Did Vice Chancellor Ramsey report directly to you? If so, why were you unable to supervise her? Would you be able to stop public corruption by your subordinates here in Miami-Dade?
What’s your moral opinion of Miami-based Somerset Charter’s decision to cut-and-run from the children of Florida’s highest profile “School of Hope” situation?
Are you sad to leave Jefferson County kids and citizens bereft of education resources?
Have you discussed that morality with state Sen. Manny Diaz and Ralph Arza (the famous racist, convicted-criminal witness-tamperer, state charter school lobbyist)? Diaz and Arza are both are neck deep in the Jefferson County debacle. Diaz works for another part of Somerset’s parent company, Academica. NPR reporter Jessica Bakeman detailed Diaz’s Jefferson role here:
Millions of taxpayer dollars flow through the charter-school network, Somerset Academy, Inc., to its for-profit contractor Academica. The Miami company provides administrative services like recruiting staff, developing curriculum and handling legal matters. It’s a growing business, as Somerset operates 62 charter schools in Florida and is rapidly expanding into other states and countries. Other prevalent charter school chains in South Florida are also under the “Academica umbrella,” as leaders have described it. Those include the Mater, Pinecrest and Doral academy networks.

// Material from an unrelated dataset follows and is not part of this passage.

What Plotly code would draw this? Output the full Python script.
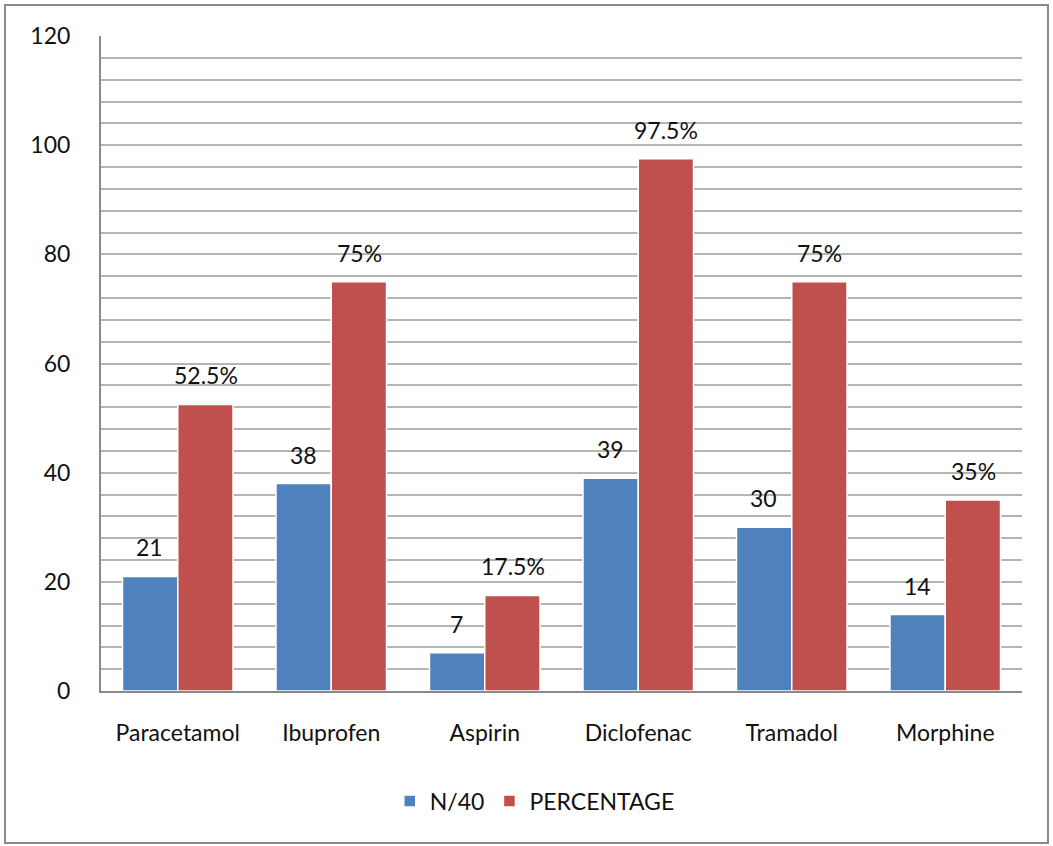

Florida’s first all-charter school district in Jefferson County is a prime example of the fruits of the special relationship between Academica and the Legislature. Academica has close links to current and past state lawmakers who have written laws and budgets benefiting dozens of charter schools that the company helps run, mostly in Miami-Dade, Broward and Palm Beach counties.
In particular, Senate education committee chair Manny Diaz, Jr., a Hialeah Republican, helped secure legislation and funding in 2017 that aided Somerset’s efforts in Jefferson County. Then a committee chairman in the state House of Representatives, Diaz was instrumental in making the district’s transition to charter schools possible.
Diaz is a top administrator at a private college also affiliated with Academica. Doral College was created in 2010 to offer advanced courses at charter schools, including Somerset Academy schools. Somerset alone pays Doral College more than $100,000 a year in public money for delivering college-level courses at the network’s schools, including in Jefferson County. And Diaz’s boss — the president of Doral College — has led the transition to charter schools in Jefferson as a consultant for Somerset.
Can you please give a full account of the Nov. 1 meeting about Jefferson County described here in the Tampa Bay Times story:
On Nov. 1, a week before the state opened the project for bids, the Department of Education hosted a meeting to discuss the transition plan with Jefferson County school superintendent Eydie Tricquet, Jefferson County’s current charter school operator and Traviesa. Also included was prominent charter school lobbyist Ralph Arza, a longtime close ally of Rubio and Corcoran who resigned from the Legislature in 2006 after using racial slurs during a drunken tirade. Arza has four relatives, including his brother and sister-in-law, working in Jefferson County for the company currently operating the schools.
Can you tell us what Ralph Arza’s four relatives — including his brother and sister-in-law — actually do for the children of Jefferson County to earn their pay from Somerset? Are they teachers? Bus drivers? Highly-paid administrators?
These last questions don’t pertain directly to the DoE/Jefferson scandal; but they’re relevant to this discussion.
Why have you decided to leave DoE at this moment? DoE and state government are about to oversee the biggest overhaul to Florida’s fraudulent testing and “accountability” system since Jeb created it in 1998. From the outside, your department seems to be falling apart under its own corruption and incompetence. Are you fleeing a sinking ship at a crucial time?
Current state legislation does not meaningfully de-emphasize or change Florida’s high stakes testing experience like Ron DeSantis promised it would. We might as well keep the FSA, don’t you think? Why have you silently allowed the Legislature to make a liar out of the governor on the Florida testing experience?
And then, were I a Miami-Dade board member, I would finish the Oliva interview with this:
Chancellor Oliva: You recently blamed teachers for our state’s chronic and worsening the teacher shortage. “When you create this narrative that schools aren’t safe, then wonder why people aren’t entering the profession, I would challenge the leadership,” K-12 chancellor Jacob Oliva said in an interview with the Tampa Bay Times. “It’s conflicting, it’s reckless, and it needs to be clarified,” Oliva said.
Considering everything we’ve discussed here today, do you still think teachers are “reckless” to choose not to work under the thoroughly corrupt, cynical, brutalizing, anti-human leadership of this state?